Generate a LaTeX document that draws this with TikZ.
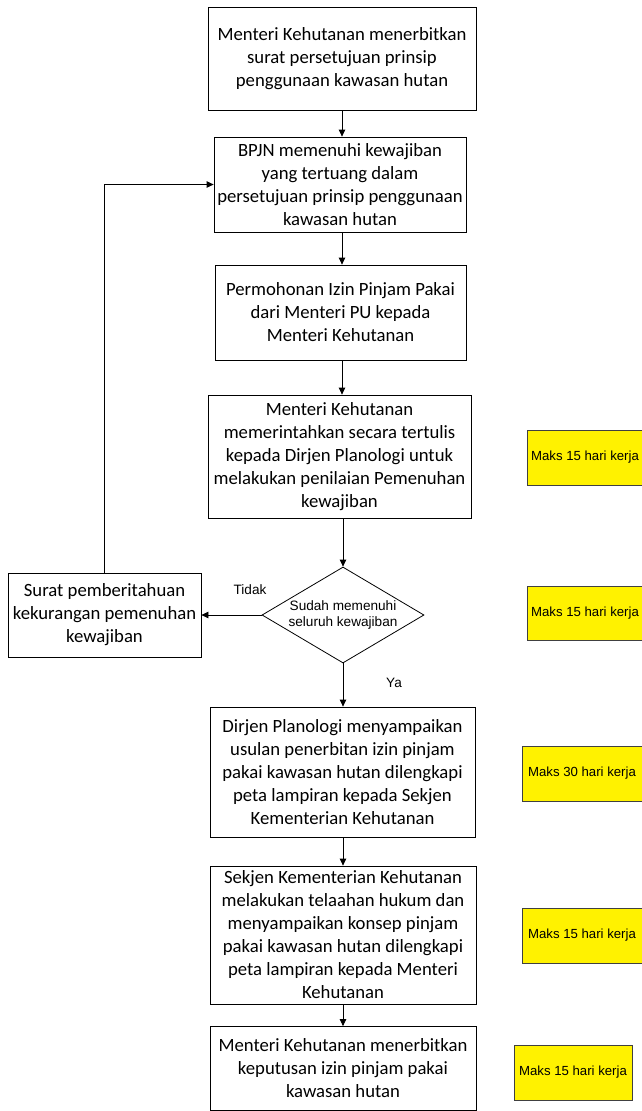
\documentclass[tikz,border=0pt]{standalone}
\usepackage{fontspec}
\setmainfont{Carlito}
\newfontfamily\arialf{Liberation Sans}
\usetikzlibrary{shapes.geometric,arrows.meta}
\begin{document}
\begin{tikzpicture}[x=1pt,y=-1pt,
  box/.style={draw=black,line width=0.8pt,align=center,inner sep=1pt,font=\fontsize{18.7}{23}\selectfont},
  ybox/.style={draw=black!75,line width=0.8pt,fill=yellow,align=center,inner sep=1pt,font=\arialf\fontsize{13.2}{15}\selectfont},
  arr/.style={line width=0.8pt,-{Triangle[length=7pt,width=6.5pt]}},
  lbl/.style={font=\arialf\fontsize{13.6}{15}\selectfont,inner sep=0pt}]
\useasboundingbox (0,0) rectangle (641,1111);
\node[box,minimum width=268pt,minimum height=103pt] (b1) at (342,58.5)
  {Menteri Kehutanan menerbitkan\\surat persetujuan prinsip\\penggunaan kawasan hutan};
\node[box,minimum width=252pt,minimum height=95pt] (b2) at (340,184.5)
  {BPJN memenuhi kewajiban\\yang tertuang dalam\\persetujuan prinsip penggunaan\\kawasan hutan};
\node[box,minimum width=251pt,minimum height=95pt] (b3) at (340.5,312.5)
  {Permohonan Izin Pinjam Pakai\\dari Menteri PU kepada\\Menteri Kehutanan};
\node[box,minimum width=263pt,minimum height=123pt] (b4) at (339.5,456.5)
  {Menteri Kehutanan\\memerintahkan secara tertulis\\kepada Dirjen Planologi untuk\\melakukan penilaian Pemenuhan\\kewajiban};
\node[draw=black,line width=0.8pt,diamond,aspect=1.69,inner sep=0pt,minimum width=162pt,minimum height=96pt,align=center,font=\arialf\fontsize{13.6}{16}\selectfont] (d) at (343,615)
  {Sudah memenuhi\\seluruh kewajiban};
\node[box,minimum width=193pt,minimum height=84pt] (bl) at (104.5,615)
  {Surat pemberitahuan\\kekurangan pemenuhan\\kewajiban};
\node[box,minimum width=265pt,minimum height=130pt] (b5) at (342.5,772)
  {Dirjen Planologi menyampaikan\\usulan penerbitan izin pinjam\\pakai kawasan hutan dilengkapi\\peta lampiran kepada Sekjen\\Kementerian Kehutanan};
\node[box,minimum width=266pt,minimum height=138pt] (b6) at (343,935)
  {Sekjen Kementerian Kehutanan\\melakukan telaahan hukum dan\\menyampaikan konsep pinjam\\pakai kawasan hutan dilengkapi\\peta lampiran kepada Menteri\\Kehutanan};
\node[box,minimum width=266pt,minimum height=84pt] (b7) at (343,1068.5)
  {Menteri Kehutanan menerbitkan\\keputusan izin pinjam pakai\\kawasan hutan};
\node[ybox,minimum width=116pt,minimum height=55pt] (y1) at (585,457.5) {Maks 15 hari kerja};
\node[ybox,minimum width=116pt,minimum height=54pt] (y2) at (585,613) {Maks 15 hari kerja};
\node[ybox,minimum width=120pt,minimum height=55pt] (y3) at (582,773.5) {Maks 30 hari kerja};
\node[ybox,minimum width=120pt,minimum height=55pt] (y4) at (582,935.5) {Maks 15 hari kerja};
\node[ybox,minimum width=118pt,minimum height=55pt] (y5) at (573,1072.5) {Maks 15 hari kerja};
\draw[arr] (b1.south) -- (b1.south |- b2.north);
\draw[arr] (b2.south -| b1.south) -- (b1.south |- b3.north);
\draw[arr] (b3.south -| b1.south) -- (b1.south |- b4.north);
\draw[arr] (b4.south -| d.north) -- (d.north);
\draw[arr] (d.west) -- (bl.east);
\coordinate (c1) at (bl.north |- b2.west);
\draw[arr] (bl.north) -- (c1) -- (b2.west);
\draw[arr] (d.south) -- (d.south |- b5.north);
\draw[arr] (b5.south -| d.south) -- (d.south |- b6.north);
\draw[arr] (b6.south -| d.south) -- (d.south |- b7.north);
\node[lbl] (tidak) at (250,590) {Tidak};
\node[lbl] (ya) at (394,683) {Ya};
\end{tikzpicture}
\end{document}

________________

Stated task
All of the data above should be quoted exactly, except for the pictures.

Complete answer
Generate a LaTeX document that draws this with TikZ.
\documentclass[tikz,border=0pt]{standalone}
\usepackage{fontspec}
\setmainfont{Carlito}
\newfontfamily\arialf{Liberation Sans}
\usetikzlibrary{shapes.geometric,arrows.meta}
\begin{document}
\begin{tikzpicture}[x=1pt,y=-1pt,
  box/.style={draw=black,line width=0.8pt,align=center,inner sep=1pt,font=\fontsize{18.7}{23}\selectfont},
  ybox/.style={draw=black!75,line width=0.8pt,fill=yellow,align=center,inner sep=1pt,font=\arialf\fontsize{13.2}{15}\selectfont},
  arr/.style={line width=0.8pt,-{Triangle[length=7pt,width=6.5pt]}},
  lbl/.style={font=\arialf\fontsize{13.6}{15}\selectfont,inner sep=0pt}]
\useasboundingbox (0,0) rectangle (641,1111);
\node[box,minimum width=268pt,minimum height=103pt] (b1) at (342,58.5)
  {Menteri Kehutanan menerbitkan\\surat persetujuan prinsip\\penggunaan kawasan hutan};
\node[box,minimum width=252pt,minimum height=95pt] (b2) at (340,184.5)
  {BPJN memenuhi kewajiban\\yang tertuang dalam\\persetujuan prinsip penggunaan\\kawasan hutan};
\node[box,minimum width=251pt,minimum height=95pt] (b3) at (340.5,312.5)
  {Permohonan Izin Pinjam Pakai\\dari Menteri PU kepada\\Menteri Kehutanan};
\node[box,minimum width=263pt,minimum height=123pt] (b4) at (339.5,456.5)
  {Menteri Kehutanan\\memerintahkan secara tertulis\\kepada Dirjen Planologi untuk\\melakukan penilaian Pemenuhan\\kewajiban};
\node[draw=black,line width=0.8pt,diamond,aspect=1.69,inner sep=0pt,minimum width=162pt,minimum height=96pt,align=center,font=\arialf\fontsize{13.6}{16}\selectfont] (d) at (343,615)
  {Sudah memenuhi\\seluruh kewajiban};
\node[box,minimum width=193pt,minimum height=84pt] (bl) at (104.5,615)
  {Surat pemberitahuan\\kekurangan pemenuhan\\kewajiban};
\node[box,minimum width=265pt,minimum height=130pt] (b5) at (342.5,772)
  {Dirjen Planologi menyampaikan\\usulan penerbitan izin pinjam\\pakai kawasan hutan dilengkapi\\peta lampiran kepada Sekjen\\Kementerian Kehutanan};
\node[box,minimum width=266pt,minimum height=138pt] (b6) at (343,935)
  {Sekjen Kementerian Kehutanan\\melakukan telaahan hukum dan\\menyampaikan konsep pinjam\\pakai kawasan hutan dilengkapi\\peta lampiran kepada Menteri\\Kehutanan};
\node[box,minimum width=266pt,minimum height=84pt] (b7) at (343,1068.5)
  {Menteri Kehutanan menerbitkan\\keputusan izin pinjam pakai\\kawasan hutan};
\node[ybox,minimum width=116pt,minimum height=55pt] (y1) at (585,457.5) {Maks 15 hari kerja};
\node[ybox,minimum width=116pt,minimum height=54pt] (y2) at (585,613) {Maks 15 hari kerja};
\node[ybox,minimum width=120pt,minimum height=55pt] (y3) at (582,773.5) {Maks 30 hari kerja};
\node[ybox,minimum width=120pt,minimum height=55pt] (y4) at (582,935.5) {Maks 15 hari kerja};
\node[ybox,minimum width=118pt,minimum height=55pt] (y5) at (573,1072.5) {Maks 15 hari kerja};
\draw[arr] (b1.south) -- (b1.south |- b2.north);
\draw[arr] (b2.south -| b1.south) -- (b1.south |- b3.north);
\draw[arr] (b3.south -| b1.south) -- (b1.south |- b4.north);
\draw[arr] (b4.south -| d.north) -- (d.north);
\draw[arr] (d.west) -- (bl.east);
\coordinate (c1) at (bl.north |- b2.west);
\draw[arr] (bl.north) -- (c1) -- (b2.west);
\draw[arr] (d.south) -- (d.south |- b5.north);
\draw[arr] (b5.south -| d.south) -- (d.south |- b6.north);
\draw[arr] (b6.south -| d.south) -- (d.south |- b7.north);
\node[lbl] (tidak) at (250,590) {Tidak};
\node[lbl] (ya) at (394,683) {Ya};
\end{tikzpicture}
\end{document}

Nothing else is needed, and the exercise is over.